Faced with that, it is a clever hack, and it works OK even if you don't use Cisco (I can't afford that, I just use Linux on an old '486 :-), but it still sucks if you want to do anything 'unexpected'.
I just think that using NAT as an argument for saying that IPv4 is still OK, and, by the way, it gives you security, is wrong. It doesn't fly. NAT shouldn't be necessary, it's overhead and it breaks lots of stuff.
It is _not_ security by obscurity. As you said, there are things that the NAT boxes _can't_ do. That _is_ security - limitting the possibilities. It prevents any requests from being routed to your internal boxes.
That's not NAT, that's a firewall you're talking about. NAT is Network Address Translation - it substitutes IP-adresses n:m.
Doing that breaks a lot of stuff in previously unknown ways. That's not security.
NAT-boxen may well have some firewall functionality (like, in your example, allowing the admin to say that translation will only be one-way), but you can get that from a firewall, too.
You may also use NAT in a situation where external IP addresses aren't routable on your internal network - but again, that's not a property of NAT, you can do this in other ways.
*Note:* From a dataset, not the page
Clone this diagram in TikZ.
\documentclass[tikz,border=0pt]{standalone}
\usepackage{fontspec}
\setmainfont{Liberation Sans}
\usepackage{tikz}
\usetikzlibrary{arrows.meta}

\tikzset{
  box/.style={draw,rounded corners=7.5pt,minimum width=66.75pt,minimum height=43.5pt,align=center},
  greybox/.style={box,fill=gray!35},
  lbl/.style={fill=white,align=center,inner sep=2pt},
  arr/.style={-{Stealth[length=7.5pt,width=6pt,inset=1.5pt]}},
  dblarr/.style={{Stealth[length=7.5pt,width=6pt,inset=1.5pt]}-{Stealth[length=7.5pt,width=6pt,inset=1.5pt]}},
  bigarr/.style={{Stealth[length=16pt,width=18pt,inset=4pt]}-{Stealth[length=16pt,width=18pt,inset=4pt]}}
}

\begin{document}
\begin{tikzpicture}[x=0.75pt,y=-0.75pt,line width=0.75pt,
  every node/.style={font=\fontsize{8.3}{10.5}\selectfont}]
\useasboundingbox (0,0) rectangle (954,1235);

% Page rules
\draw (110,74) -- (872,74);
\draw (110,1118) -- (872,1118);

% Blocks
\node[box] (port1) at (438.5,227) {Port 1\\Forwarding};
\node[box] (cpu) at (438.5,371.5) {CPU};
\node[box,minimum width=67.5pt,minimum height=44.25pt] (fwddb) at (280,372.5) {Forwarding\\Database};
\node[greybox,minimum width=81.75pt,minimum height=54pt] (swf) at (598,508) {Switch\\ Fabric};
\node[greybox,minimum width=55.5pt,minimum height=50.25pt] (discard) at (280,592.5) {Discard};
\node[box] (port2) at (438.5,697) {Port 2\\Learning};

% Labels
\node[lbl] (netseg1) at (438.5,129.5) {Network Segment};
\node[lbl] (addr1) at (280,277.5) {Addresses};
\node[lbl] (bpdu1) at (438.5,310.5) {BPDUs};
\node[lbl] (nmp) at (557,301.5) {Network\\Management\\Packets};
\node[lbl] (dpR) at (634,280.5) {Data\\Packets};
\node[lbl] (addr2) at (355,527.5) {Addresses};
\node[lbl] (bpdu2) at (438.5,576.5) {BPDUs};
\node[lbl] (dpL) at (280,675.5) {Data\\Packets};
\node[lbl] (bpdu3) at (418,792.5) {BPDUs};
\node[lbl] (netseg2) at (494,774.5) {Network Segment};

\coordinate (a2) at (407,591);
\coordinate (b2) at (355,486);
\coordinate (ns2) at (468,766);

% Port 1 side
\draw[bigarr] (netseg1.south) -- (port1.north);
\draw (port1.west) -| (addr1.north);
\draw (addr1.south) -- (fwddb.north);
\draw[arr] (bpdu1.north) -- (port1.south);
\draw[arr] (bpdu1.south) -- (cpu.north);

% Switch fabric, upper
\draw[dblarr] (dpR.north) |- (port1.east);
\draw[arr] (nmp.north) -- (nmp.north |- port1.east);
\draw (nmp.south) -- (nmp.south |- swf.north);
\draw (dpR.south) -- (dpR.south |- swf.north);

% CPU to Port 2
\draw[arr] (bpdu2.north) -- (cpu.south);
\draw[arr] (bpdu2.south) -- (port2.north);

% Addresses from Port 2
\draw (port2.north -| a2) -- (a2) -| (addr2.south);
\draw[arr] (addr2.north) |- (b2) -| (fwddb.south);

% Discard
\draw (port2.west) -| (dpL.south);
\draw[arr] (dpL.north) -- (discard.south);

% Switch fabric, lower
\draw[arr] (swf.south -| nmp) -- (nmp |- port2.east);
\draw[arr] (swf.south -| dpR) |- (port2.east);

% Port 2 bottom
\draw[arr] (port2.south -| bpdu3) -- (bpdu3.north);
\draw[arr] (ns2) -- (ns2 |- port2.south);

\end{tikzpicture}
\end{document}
There is no security NAT gives you that cannot be achieved in other, better, ways. Relying on your NAT software to break stuff is not very secure at all.
But, aside from all that, one thing that you keep hearing in the "NAT adds security"-talk is that it hides details of your network from the outside world because no-one will know your IP addresses. Now that *is* security by obscurity.
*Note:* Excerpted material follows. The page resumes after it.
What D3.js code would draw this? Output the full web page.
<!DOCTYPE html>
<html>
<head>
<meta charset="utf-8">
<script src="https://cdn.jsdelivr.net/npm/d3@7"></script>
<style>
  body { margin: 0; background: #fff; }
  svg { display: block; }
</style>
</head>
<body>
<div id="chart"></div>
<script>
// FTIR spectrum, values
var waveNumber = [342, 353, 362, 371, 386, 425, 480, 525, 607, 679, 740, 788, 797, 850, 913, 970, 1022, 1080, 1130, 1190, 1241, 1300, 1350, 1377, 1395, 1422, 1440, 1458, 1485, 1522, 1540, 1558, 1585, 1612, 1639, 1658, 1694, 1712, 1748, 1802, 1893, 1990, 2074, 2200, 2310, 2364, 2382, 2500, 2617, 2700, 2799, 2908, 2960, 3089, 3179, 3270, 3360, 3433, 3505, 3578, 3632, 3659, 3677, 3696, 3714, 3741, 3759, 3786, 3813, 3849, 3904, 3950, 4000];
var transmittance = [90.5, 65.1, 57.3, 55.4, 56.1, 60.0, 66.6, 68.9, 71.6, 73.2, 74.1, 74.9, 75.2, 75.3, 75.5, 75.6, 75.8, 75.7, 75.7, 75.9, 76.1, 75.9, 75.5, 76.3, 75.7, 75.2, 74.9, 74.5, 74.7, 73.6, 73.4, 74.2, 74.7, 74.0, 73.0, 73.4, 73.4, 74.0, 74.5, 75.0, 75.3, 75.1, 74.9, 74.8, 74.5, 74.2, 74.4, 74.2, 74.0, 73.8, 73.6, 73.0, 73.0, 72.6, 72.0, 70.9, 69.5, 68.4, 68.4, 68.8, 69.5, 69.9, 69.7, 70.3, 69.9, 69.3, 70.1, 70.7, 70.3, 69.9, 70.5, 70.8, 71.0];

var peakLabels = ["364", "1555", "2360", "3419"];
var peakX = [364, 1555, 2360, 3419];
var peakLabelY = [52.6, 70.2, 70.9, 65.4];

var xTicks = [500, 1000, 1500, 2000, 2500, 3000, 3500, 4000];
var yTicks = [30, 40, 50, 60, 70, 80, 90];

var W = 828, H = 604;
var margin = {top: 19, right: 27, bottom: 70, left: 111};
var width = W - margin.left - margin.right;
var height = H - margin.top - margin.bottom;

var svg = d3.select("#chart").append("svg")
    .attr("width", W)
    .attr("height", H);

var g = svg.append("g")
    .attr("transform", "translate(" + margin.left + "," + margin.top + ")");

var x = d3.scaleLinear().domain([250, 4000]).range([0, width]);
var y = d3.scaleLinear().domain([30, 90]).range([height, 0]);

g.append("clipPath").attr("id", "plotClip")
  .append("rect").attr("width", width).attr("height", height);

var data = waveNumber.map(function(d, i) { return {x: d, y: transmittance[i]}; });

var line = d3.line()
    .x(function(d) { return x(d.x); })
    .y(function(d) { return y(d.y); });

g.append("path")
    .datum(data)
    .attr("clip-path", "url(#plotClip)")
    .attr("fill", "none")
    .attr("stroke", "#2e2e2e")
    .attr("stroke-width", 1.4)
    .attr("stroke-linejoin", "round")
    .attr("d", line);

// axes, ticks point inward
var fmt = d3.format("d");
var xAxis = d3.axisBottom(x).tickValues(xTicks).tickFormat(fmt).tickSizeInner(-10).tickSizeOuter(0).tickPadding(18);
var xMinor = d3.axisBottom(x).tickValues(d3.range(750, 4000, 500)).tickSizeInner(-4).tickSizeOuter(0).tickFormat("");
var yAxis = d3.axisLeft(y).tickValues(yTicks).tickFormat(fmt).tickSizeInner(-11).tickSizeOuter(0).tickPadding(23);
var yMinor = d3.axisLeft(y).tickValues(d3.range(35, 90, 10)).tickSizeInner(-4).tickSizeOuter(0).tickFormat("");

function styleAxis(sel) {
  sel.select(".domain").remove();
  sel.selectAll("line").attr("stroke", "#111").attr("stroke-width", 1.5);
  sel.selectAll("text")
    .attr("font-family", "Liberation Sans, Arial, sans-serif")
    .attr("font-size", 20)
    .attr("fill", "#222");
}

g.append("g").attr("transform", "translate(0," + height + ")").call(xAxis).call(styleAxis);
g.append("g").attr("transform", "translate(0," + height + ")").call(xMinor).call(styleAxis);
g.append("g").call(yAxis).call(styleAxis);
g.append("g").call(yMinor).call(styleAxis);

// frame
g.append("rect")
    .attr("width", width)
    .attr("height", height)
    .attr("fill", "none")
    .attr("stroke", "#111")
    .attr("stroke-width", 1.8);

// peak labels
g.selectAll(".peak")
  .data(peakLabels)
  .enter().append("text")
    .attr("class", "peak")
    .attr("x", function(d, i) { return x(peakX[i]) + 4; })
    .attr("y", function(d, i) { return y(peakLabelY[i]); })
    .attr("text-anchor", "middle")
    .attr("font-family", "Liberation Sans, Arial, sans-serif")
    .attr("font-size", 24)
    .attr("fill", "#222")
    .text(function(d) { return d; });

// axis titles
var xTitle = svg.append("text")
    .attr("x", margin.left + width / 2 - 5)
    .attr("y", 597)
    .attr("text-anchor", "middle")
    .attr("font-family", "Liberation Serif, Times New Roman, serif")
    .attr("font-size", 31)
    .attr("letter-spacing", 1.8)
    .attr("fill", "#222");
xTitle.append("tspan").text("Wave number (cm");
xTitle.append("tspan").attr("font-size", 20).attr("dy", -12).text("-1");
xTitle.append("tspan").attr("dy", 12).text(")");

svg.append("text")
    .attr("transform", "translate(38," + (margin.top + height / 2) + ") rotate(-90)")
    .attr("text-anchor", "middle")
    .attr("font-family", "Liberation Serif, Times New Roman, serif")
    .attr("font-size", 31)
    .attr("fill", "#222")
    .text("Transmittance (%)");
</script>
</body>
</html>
Use NAT. Then you've got some sort of a "firewall" at the same time.
NOOOOOOOOOOOOOO!!!!! NO! NO! Please don't use NAT. It sucks! It sucks! Aaaaaarggggggh.
Sorry about that. Seriously, though: NAT is not a security measure. It can imply some firewall functionality because there are many things a NAT-box just can't do, but that doesn't make it any less "security by obscurity".
NAT has been causing me so many problems this last year. It's nothing more than a clever but nasty hack to keep IPv4 up and running. So is name-based virtual hosting, really.
We really need to move to IPv6 and be done with all this nonsense.
Well written piece, but I have 2 problems:
The two marketplace triumphs of open source, after all, are derivative rather than truly innovative.
A classic piece of FUD the author unfortunately hasn't managed to avoid. The standard reply would be to point to sendmail, for example.
My guess is that percentage-wise, free and non-free software have about the same amounts of truly innovative stuff.
There are many kinds of open-source licenses, but they all require contributors who modify an open-source program to make those improvements available to all members of the project.
Ouch! This is very wrong. BSD-style licenses qualify as open source, but they do not require modifications to be made available.
Actually, none of the open source licenses require exactly that "contributors who modify an open-source program make those improvements available": this requirement is only made by GPL-style ('viral') licenses only if and when the modifications are redistributed.